TASK GOAL -
Print, exactly and with both ends included, the lines below that run from the one containing "Give me the Plotly source for this chart." to the one containing "27.5, 28.0, 27.9, 28.7, 27.6, 26.4, 27.2, 28.6, 29.2, 28.5]". Pictures are omitted.

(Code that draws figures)
-------------------------
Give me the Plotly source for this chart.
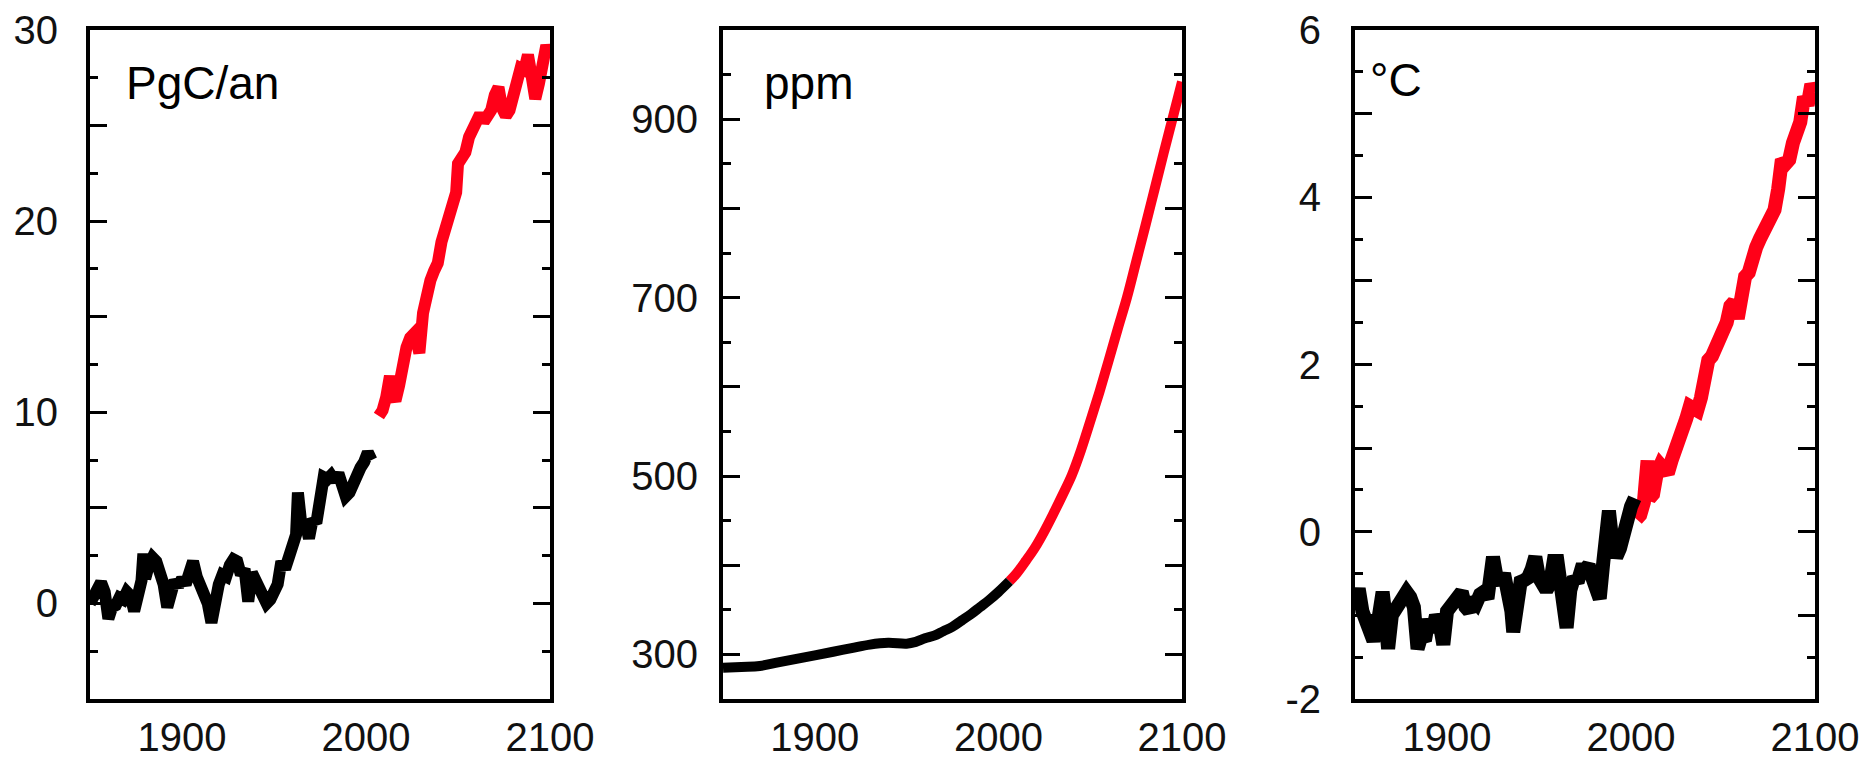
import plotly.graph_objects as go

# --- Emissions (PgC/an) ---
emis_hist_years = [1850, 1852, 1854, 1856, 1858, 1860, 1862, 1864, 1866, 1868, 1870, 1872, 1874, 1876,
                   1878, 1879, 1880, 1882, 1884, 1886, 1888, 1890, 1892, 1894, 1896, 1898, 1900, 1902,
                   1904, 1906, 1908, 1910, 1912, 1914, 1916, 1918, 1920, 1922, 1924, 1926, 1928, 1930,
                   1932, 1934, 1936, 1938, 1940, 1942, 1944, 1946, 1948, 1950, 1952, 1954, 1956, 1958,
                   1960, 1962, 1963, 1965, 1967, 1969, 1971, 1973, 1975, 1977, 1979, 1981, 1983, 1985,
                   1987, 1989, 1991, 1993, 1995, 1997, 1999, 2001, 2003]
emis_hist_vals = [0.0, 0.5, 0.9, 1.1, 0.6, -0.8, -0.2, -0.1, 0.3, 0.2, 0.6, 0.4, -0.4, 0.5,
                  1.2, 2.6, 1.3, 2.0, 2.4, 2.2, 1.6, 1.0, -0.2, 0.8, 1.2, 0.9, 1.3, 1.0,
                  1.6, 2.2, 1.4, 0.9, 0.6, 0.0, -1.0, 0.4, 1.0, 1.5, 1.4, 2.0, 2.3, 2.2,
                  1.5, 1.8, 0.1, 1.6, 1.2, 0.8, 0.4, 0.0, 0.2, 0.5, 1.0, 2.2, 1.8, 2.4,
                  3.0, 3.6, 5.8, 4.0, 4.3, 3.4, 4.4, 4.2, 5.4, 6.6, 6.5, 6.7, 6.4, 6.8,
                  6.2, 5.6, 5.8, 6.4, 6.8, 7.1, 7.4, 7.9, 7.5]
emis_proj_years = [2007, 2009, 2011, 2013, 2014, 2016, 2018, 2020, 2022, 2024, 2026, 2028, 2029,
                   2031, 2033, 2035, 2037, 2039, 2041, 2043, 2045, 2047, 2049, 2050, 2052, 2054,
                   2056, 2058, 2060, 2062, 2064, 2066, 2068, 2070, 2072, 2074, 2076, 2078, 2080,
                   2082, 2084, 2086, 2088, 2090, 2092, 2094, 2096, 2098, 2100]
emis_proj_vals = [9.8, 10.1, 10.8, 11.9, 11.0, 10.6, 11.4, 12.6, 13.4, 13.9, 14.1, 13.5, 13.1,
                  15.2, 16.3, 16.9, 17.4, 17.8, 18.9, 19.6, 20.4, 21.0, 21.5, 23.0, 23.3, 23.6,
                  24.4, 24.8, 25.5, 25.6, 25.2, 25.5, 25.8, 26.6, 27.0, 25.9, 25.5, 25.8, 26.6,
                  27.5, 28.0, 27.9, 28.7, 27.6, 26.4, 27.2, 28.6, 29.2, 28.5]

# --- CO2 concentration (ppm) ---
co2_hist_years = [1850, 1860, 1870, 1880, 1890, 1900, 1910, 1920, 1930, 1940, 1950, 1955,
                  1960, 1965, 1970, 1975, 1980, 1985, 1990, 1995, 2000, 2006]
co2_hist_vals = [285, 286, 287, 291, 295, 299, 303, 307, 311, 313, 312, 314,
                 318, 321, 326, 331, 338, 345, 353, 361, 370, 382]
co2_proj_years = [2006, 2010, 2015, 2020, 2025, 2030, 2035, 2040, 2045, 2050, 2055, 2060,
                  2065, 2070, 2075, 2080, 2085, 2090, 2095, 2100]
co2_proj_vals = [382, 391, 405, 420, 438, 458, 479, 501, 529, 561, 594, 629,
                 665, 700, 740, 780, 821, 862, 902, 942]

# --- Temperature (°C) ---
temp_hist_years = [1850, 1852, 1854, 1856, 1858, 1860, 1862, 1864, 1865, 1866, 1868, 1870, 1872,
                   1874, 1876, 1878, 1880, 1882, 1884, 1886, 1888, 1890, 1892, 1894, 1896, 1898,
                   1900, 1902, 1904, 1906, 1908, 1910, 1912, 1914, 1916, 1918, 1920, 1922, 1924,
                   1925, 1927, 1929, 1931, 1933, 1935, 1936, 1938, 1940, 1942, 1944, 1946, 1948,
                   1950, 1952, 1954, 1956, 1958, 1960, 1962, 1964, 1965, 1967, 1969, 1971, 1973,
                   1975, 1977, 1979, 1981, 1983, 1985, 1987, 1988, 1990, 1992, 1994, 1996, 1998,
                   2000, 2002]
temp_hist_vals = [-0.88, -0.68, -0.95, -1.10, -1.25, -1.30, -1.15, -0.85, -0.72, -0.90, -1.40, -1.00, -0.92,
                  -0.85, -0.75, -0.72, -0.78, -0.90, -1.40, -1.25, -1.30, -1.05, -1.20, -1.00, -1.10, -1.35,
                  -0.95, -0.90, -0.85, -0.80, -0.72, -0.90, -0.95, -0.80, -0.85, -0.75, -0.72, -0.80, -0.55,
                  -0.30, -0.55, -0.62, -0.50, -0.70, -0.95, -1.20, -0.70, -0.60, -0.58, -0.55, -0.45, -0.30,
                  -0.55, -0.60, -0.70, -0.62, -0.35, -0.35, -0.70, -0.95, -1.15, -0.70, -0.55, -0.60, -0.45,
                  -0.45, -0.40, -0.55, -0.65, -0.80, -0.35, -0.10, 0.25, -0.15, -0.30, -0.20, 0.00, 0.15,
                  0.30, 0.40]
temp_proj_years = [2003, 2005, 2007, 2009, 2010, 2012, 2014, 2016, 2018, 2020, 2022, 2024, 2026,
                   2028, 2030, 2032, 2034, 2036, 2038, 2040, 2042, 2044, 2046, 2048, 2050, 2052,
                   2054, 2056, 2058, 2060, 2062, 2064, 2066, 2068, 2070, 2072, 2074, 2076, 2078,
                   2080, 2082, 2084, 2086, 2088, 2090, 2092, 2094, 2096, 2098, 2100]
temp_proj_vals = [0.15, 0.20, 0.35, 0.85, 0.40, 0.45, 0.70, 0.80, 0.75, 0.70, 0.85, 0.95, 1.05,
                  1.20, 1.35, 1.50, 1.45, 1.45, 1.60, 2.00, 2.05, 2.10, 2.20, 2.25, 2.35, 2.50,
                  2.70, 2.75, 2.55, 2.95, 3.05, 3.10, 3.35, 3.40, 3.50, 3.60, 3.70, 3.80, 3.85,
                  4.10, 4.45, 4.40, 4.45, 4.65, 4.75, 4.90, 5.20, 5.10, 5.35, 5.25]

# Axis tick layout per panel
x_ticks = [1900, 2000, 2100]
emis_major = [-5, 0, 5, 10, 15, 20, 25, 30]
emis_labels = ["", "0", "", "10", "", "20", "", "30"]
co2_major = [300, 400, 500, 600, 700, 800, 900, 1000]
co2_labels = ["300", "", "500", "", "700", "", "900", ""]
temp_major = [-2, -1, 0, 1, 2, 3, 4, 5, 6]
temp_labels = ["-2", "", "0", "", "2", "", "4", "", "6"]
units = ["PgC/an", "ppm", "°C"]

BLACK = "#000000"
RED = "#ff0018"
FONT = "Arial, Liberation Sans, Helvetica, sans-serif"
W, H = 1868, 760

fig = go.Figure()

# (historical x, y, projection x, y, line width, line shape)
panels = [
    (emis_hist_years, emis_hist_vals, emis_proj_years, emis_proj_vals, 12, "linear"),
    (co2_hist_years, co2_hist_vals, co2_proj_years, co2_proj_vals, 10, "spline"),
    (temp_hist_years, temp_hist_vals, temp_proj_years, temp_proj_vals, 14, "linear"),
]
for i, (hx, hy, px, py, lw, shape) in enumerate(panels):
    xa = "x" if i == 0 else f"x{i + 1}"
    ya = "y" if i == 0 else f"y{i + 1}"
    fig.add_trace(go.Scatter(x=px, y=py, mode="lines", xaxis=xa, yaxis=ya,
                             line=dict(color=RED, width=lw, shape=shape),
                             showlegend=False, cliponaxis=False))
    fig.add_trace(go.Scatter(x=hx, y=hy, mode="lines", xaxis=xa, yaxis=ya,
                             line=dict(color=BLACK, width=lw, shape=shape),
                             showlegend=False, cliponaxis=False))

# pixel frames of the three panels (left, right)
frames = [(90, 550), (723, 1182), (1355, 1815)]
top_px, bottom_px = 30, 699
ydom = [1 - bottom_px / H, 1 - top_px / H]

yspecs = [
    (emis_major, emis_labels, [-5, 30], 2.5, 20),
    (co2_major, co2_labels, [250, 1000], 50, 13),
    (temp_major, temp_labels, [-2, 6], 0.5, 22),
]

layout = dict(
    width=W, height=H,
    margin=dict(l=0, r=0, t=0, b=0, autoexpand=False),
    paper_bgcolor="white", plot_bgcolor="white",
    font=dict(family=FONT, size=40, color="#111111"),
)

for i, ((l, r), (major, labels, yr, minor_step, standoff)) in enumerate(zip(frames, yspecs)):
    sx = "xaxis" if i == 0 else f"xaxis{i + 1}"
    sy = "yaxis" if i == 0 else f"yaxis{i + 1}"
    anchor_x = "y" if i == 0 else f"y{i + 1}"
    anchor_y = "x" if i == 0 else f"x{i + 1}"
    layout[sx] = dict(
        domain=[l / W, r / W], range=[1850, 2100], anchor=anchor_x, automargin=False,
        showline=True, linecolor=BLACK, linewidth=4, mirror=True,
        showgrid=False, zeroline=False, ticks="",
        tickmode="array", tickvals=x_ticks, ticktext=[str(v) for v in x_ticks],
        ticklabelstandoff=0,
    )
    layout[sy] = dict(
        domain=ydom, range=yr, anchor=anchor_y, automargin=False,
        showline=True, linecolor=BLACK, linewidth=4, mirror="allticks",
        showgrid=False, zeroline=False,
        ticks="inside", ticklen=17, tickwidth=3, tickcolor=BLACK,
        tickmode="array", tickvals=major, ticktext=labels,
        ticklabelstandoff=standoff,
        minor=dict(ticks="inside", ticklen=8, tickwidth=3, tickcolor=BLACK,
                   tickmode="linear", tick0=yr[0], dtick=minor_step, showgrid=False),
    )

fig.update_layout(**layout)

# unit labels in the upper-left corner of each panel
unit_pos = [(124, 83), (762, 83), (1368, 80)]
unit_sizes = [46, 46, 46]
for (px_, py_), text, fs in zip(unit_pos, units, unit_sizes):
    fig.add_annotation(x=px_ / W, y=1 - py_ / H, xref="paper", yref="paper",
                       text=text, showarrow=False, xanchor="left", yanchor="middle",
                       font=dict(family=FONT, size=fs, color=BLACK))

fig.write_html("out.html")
-------------------------
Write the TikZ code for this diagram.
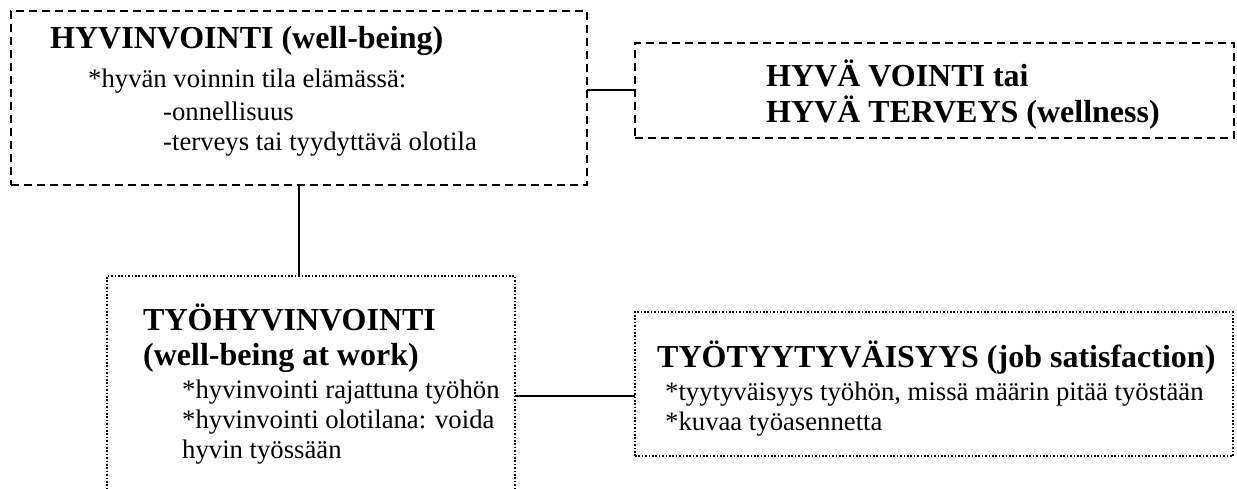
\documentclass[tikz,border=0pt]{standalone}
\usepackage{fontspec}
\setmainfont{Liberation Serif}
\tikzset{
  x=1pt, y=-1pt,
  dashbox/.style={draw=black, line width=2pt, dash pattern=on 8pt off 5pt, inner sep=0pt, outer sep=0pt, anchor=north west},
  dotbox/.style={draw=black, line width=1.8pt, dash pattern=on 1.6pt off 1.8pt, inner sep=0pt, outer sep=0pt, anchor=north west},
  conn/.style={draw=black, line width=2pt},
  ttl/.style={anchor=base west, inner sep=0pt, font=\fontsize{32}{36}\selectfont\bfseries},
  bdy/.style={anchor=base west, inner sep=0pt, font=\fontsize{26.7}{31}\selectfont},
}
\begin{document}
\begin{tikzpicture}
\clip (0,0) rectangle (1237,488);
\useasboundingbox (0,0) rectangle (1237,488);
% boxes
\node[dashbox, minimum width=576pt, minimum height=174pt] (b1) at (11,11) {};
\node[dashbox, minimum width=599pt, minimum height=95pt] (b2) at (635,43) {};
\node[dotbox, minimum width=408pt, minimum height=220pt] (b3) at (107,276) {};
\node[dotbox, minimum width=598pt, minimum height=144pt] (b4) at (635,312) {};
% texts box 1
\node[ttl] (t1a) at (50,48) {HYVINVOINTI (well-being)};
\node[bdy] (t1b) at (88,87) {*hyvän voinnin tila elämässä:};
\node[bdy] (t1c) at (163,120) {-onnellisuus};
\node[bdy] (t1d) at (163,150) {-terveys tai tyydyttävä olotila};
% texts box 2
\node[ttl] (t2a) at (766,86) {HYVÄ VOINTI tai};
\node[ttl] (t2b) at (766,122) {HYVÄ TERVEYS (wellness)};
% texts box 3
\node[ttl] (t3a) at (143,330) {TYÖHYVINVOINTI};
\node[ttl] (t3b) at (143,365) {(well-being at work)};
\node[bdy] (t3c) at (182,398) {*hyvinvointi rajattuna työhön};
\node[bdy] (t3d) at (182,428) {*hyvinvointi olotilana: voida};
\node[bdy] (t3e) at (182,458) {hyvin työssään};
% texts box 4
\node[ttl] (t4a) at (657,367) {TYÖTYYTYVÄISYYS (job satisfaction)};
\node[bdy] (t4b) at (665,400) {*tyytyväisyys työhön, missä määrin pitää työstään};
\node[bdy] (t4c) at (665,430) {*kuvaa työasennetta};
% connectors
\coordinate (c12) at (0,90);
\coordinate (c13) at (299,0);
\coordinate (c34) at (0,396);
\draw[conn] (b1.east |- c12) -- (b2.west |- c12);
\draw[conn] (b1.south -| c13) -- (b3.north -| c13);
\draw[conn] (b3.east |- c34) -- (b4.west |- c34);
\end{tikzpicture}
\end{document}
-------------------------
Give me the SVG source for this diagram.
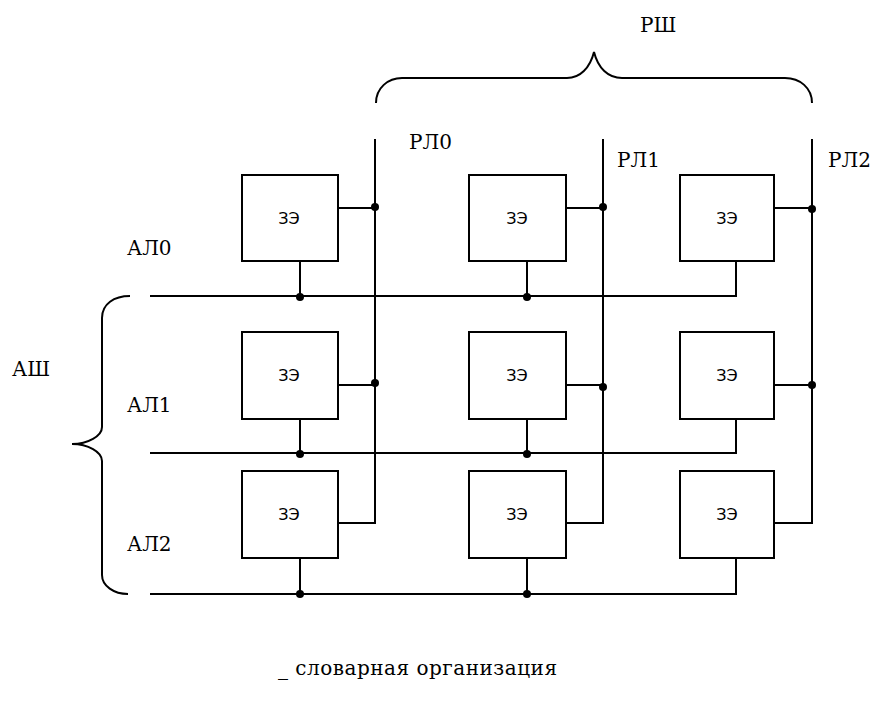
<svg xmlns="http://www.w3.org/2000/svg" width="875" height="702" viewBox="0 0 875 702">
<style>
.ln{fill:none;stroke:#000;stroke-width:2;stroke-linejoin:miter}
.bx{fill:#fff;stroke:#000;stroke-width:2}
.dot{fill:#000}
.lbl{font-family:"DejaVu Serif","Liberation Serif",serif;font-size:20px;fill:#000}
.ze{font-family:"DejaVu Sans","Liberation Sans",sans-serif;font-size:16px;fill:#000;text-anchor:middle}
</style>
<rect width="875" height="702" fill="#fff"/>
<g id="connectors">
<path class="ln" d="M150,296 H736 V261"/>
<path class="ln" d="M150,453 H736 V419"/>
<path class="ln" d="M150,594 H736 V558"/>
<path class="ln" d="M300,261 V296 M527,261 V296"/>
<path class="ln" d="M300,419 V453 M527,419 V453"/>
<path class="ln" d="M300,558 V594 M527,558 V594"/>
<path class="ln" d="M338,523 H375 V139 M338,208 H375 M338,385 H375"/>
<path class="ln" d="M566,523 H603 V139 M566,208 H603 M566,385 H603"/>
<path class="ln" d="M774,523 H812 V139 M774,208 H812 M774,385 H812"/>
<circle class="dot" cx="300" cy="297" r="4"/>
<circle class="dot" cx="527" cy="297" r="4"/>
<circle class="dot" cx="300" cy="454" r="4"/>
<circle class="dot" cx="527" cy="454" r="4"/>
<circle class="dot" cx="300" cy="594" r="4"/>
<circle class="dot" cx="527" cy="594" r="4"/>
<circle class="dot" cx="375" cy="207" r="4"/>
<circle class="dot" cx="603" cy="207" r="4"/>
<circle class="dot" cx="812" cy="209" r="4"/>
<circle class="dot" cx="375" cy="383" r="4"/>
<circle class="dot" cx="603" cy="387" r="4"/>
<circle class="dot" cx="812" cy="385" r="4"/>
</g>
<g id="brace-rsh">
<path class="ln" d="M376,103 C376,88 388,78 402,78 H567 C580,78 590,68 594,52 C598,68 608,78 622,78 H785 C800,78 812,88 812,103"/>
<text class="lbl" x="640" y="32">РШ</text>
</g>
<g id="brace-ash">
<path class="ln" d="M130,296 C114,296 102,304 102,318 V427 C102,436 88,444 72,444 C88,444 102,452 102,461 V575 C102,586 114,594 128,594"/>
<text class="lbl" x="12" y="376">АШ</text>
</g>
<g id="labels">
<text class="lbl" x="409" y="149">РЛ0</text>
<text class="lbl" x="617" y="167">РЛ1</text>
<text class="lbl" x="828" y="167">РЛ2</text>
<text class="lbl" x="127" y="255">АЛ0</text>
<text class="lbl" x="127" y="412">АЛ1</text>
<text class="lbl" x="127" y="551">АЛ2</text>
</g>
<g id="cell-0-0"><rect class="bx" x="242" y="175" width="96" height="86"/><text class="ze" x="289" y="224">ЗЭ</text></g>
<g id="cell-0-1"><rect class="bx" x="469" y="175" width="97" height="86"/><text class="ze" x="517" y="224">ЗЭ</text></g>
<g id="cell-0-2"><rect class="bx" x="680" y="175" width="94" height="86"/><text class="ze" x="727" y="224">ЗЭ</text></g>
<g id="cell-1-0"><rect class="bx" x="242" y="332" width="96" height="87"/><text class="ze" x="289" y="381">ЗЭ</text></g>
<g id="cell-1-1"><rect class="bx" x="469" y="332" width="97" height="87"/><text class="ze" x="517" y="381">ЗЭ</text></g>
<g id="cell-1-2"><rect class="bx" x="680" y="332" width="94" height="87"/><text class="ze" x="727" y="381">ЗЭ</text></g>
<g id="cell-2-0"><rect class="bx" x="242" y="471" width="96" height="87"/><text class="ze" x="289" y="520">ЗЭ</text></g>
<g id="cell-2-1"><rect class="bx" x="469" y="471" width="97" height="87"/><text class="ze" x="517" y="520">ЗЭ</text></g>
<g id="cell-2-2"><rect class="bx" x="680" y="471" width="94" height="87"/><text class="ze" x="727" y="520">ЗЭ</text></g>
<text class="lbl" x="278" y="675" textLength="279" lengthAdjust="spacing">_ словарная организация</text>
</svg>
-------------------------
EXERCISE SOLUTION -
Give me the Plotly source for this chart.
import plotly.graph_objects as go

# --- Emissions (PgC/an) ---
emis_hist_years = [1850, 1852, 1854, 1856, 1858, 1860, 1862, 1864, 1866, 1868, 1870, 1872, 1874, 1876,
                   1878, 1879, 1880, 1882, 1884, 1886, 1888, 1890, 1892, 1894, 1896, 1898, 1900, 1902,
                   1904, 1906, 1908, 1910, 1912, 1914, 1916, 1918, 1920, 1922, 1924, 1926, 1928, 1930,
                   1932, 1934, 1936, 1938, 1940, 1942, 1944, 1946, 1948, 1950, 1952, 1954, 1956, 1958,
                   1960, 1962, 1963, 1965, 1967, 1969, 1971, 1973, 1975, 1977, 1979, 1981, 1983, 1985,
                   1987, 1989, 1991, 1993, 1995, 1997, 1999, 2001, 2003]
emis_hist_vals = [0.0, 0.5, 0.9, 1.1, 0.6, -0.8, -0.2, -0.1, 0.3, 0.2, 0.6, 0.4, -0.4, 0.5,
                  1.2, 2.6, 1.3, 2.0, 2.4, 2.2, 1.6, 1.0, -0.2, 0.8, 1.2, 0.9, 1.3, 1.0,
                  1.6, 2.2, 1.4, 0.9, 0.6, 0.0, -1.0, 0.4, 1.0, 1.5, 1.4, 2.0, 2.3, 2.2,
                  1.5, 1.8, 0.1, 1.6, 1.2, 0.8, 0.4, 0.0, 0.2, 0.5, 1.0, 2.2, 1.8, 2.4,
                  3.0, 3.6, 5.8, 4.0, 4.3, 3.4, 4.4, 4.2, 5.4, 6.6, 6.5, 6.7, 6.4, 6.8,
                  6.2, 5.6, 5.8, 6.4, 6.8, 7.1, 7.4, 7.9, 7.5]
emis_proj_years = [2007, 2009, 2011, 2013, 2014, 2016, 2018, 2020, 2022, 2024, 2026, 2028, 2029,
                   2031, 2033, 2035, 2037, 2039, 2041, 2043, 2045, 2047, 2049, 2050, 2052, 2054,
                   2056, 2058, 2060, 2062, 2064, 2066, 2068, 2070, 2072, 2074, 2076, 2078, 2080,
                   2082, 2084, 2086, 2088, 2090, 2092, 2094, 2096, 2098, 2100]
emis_proj_vals = [9.8, 10.1, 10.8, 11.9, 11.0, 10.6, 11.4, 12.6, 13.4, 13.9, 14.1, 13.5, 13.1,
                  15.2, 16.3, 16.9, 17.4, 17.8, 18.9, 19.6, 20.4, 21.0, 21.5, 23.0, 23.3, 23.6,
                  24.4, 24.8, 25.5, 25.6, 25.2, 25.5, 25.8, 26.6, 27.0, 25.9, 25.5, 25.8, 26.6,
                  27.5, 28.0, 27.9, 28.7, 27.6, 26.4, 27.2, 28.6, 29.2, 28.5]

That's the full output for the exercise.